### Exercise:
Every entry below must be repeated exactly; skip the pictures.

++++ Entries supplied ++++

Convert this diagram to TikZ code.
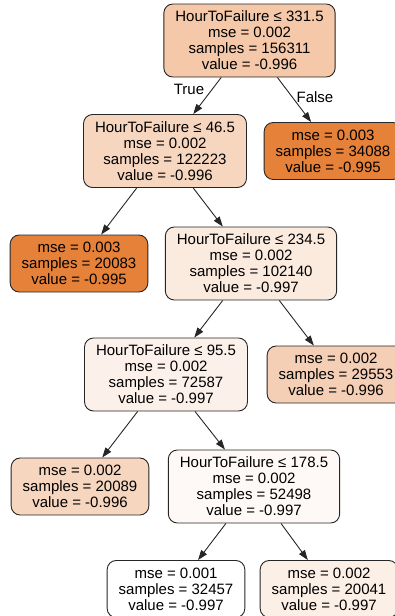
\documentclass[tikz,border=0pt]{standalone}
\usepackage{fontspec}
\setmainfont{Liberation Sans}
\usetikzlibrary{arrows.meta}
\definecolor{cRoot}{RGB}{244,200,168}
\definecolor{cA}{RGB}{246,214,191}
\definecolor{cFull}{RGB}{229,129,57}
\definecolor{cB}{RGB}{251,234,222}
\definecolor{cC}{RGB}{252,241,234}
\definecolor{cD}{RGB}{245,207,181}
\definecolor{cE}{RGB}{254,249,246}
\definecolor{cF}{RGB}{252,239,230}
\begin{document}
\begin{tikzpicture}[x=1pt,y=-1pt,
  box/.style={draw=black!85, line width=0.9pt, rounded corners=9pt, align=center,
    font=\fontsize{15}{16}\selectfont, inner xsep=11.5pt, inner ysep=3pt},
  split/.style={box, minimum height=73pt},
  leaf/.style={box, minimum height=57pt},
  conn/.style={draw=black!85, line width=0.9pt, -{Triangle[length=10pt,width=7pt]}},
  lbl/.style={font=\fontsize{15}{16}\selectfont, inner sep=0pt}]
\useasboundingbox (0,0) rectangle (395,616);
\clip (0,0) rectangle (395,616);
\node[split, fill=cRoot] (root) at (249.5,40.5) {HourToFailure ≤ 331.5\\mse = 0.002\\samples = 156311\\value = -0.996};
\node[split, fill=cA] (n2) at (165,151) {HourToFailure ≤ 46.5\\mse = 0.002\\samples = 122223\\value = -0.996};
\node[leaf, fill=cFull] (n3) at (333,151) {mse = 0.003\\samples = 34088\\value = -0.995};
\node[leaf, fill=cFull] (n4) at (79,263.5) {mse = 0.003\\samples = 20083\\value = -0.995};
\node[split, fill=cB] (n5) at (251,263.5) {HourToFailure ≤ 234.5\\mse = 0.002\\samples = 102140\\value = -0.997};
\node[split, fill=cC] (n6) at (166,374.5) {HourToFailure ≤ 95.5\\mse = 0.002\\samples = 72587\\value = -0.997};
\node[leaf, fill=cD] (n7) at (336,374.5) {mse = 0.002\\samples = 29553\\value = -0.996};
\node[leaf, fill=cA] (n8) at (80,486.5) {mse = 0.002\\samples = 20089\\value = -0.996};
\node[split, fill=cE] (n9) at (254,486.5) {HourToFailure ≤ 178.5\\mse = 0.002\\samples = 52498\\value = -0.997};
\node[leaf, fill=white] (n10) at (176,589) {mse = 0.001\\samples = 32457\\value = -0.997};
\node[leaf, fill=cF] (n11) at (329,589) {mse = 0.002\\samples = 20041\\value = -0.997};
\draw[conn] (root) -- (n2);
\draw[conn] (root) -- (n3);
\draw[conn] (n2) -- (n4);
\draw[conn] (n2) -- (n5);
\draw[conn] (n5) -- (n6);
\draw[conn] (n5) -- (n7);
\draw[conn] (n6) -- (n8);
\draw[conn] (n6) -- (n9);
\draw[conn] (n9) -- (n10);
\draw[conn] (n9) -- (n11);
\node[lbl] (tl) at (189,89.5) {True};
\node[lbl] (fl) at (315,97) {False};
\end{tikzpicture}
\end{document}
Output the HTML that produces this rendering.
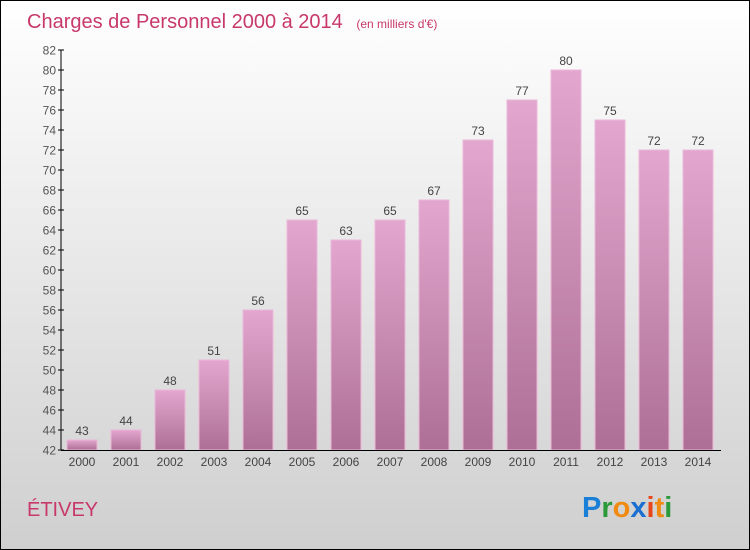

++++

### Written response:
Convert this diagram to TikZ code.
\documentclass[tikz,border=0pt]{standalone}
\usepackage{fontspec}
\setmainfont{Liberation Sans}
\usetikzlibrary{arrows.meta}
\definecolor{cRoot}{RGB}{244,200,168}
\definecolor{cA}{RGB}{246,214,191}
\definecolor{cFull}{RGB}{229,129,57}
\definecolor{cB}{RGB}{251,234,222}
\definecolor{cC}{RGB}{252,241,234}
\definecolor{cD}{RGB}{245,207,181}
\definecolor{cE}{RGB}{254,249,246}
\definecolor{cF}{RGB}{252,239,230}
\begin{document}
\begin{tikzpicture}[x=1pt,y=-1pt,
  box/.style={draw=black!85, line width=0.9pt, rounded corners=9pt, align=center,
    font=\fontsize{15}{16}\selectfont, inner xsep=11.5pt, inner ysep=3pt},
  split/.style={box, minimum height=73pt},
  leaf/.style={box, minimum height=57pt},
  conn/.style={draw=black!85, line width=0.9pt, -{Triangle[length=10pt,width=7pt]}},
  lbl/.style={font=\fontsize{15}{16}\selectfont, inner sep=0pt}]
\useasboundingbox (0,0) rectangle (395,616);
\clip (0,0) rectangle (395,616);
\node[split, fill=cRoot] (root) at (249.5,40.5) {HourToFailure ≤ 331.5\\mse = 0.002\\samples = 156311\\value = -0.996};
\node[split, fill=cA] (n2) at (165,151) {HourToFailure ≤ 46.5\\mse = 0.002\\samples = 122223\\value = -0.996};
\node[leaf, fill=cFull] (n3) at (333,151) {mse = 0.003\\samples = 34088\\value = -0.995};
\node[leaf, fill=cFull] (n4) at (79,263.5) {mse = 0.003\\samples = 20083\\value = -0.995};
\node[split, fill=cB] (n5) at (251,263.5) {HourToFailure ≤ 234.5\\mse = 0.002\\samples = 102140\\value = -0.997};
\node[split, fill=cC] (n6) at (166,374.5) {HourToFailure ≤ 95.5\\mse = 0.002\\samples = 72587\\value = -0.997};
\node[leaf, fill=cD] (n7) at (336,374.5) {mse = 0.002\\samples = 29553\\value = -0.996};
\node[leaf, fill=cA] (n8) at (80,486.5) {mse = 0.002\\samples = 20089\\value = -0.996};
\node[split, fill=cE] (n9) at (254,486.5) {HourToFailure ≤ 178.5\\mse = 0.002\\samples = 52498\\value = -0.997};
\node[leaf, fill=white] (n10) at (176,589) {mse = 0.001\\samples = 32457\\value = -0.997};
\node[leaf, fill=cF] (n11) at (329,589) {mse = 0.002\\samples = 20041\\value = -0.997};
\draw[conn] (root) -- (n2);
\draw[conn] (root) -- (n3);
\draw[conn] (n2) -- (n4);
\draw[conn] (n2) -- (n5);
\draw[conn] (n5) -- (n6);
\draw[conn] (n5) -- (n7);
\draw[conn] (n6) -- (n8);
\draw[conn] (n6) -- (n9);
\draw[conn] (n9) -- (n10);
\draw[conn] (n9) -- (n11);
\node[lbl] (tl) at (189,89.5) {True};
\node[lbl] (fl) at (315,97) {False};
\end{tikzpicture}
\end{document}
Output the HTML that produces this rendering.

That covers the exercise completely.